= Gernot Gruber =

Austrian musicologist

Gernot Gruber (born 17 November 1939) is an Austrian musicologist.

== Life ==
Born in Bruck an der Mur, Styria, Gruber studied music, musicology, philosophy and German literature at the University of Graz and received his doctorate in 1964. Afterwards he was assistant at the same university until 1970. From 1970 to 1972 he was a fellow of the Alexander von Humboldt Foundation. From 1972 to 1975 Gruber was an assistant at the University of Vienna and was habilitated for musicology in 1973. From 1976 to 1995 he was professor at the University of Music and Performing Arts Munich and from 1995 to 2008 he held a full professorship at the University of Vienna.

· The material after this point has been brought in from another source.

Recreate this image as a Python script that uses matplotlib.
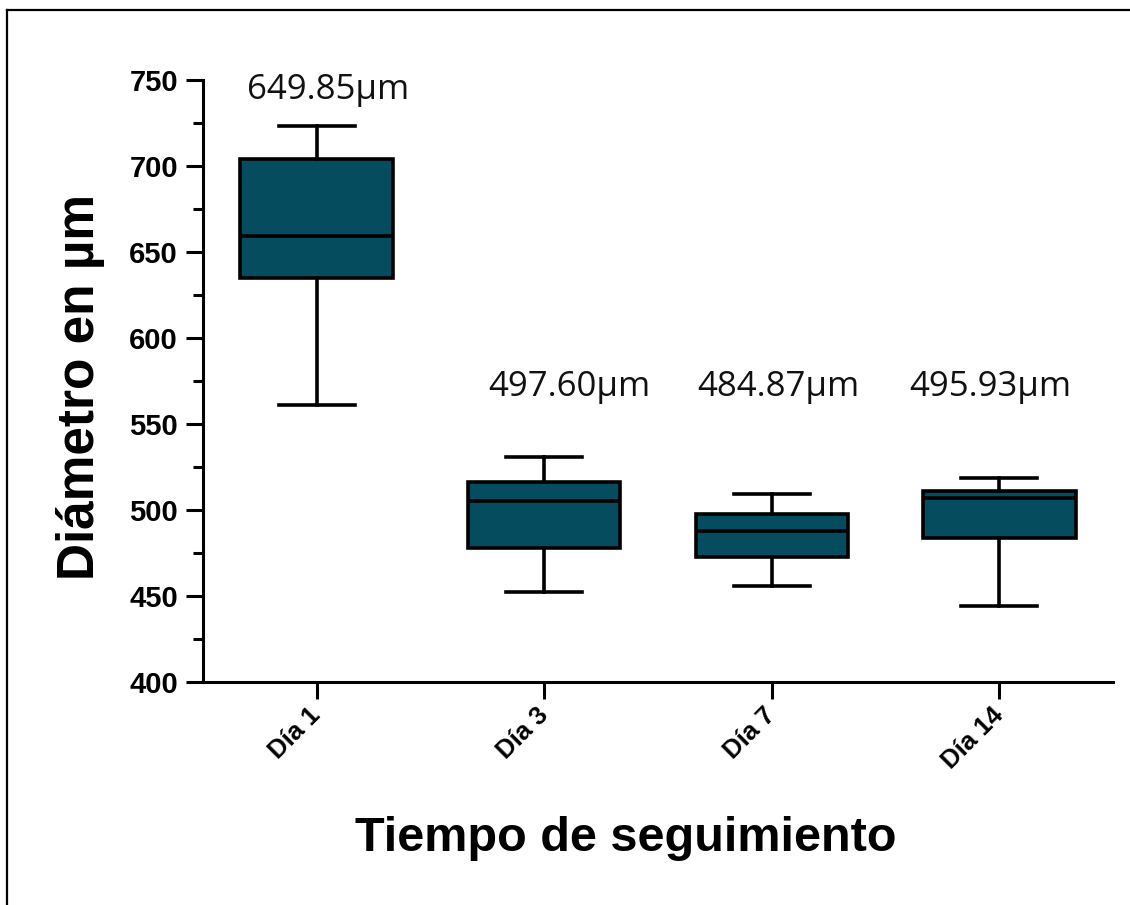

Gruber is co-editor of the three-volume "Musikgeschichte Österreichs" and a permanent member of the Austrian Academy of Sciences as well as chairman of the Kommission für Musikforschung.

== Publications ==
- Mozarts Opern. Das Handbuch. Together with Dieter Borchmeyer, 2 volumes. Laaber-Verlag, Laaber 2007, ISBN 978-3-89007-463-4.
- Schubert. Schubert? Leben und Musik., Kassel 2010, ISBN 978-3-7618-2123-7.